Performance Impact of OpenCL Profiling

Profiling an OpenCL program is mandatory for optimizing the kernel performance. Timers have the inevitable drawback, that you cannot measure asynchronous kernel calls reliably without inserting synchronous calls such as clFinish() or clFlush(). This is usually not a problem, you would just put these into your code and guard them with #ifdef DEBUG/#endif. You would lose the possibility to do overlapping computation but this would not affect release builds.

However, in some cases you might want to measure the performance of your kernels in production runs and still ensure asynchronous kernel execution. In this case, you have to query the profiling information associated with event objects using clGetEventProfilingInfo() and make sure to enable profiling of command queues with the CL_QUEUE_PROFILING_ENABLE property when calling clCreateCommandQueue(). Usually, these kind of things incur a performance overhead. Because I wanted to know how big this impact would be, I wrote a small benchmark utility which measures the run time for two small kernels and different input sizes. I ran this benchmark on my home computer that sports a NVIDIA GTX 480 and a Core i5 3450.
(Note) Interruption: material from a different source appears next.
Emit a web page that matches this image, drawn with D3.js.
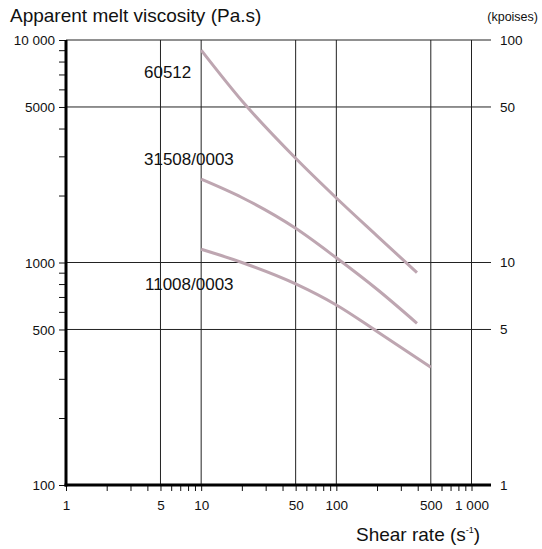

As you can see for very small input sizes (less than 512×512 pixels), could have a tremendous effect on the run-time. However, this also depends on the kind of operation you execute. The simple kernel was merely calculating

output[tid] = input[tid] * 2.0f;

whereas the more computationally demanding kernel computed

output[tid] = cos(input[tid]) * exp(input[tid] * 2.0f);

Of course, relatively less time is spent managing the event objects when a more complicated kernel is in place. This is even more so true, if you increase the number of computed elements. With more than 512×512 elements, the overhead becomes negligible and is sometimes even negative.

As a conclusion, you could do run-time evaluation for whatever reason, if your kernels are computationally demanding (which they are anyway, right?).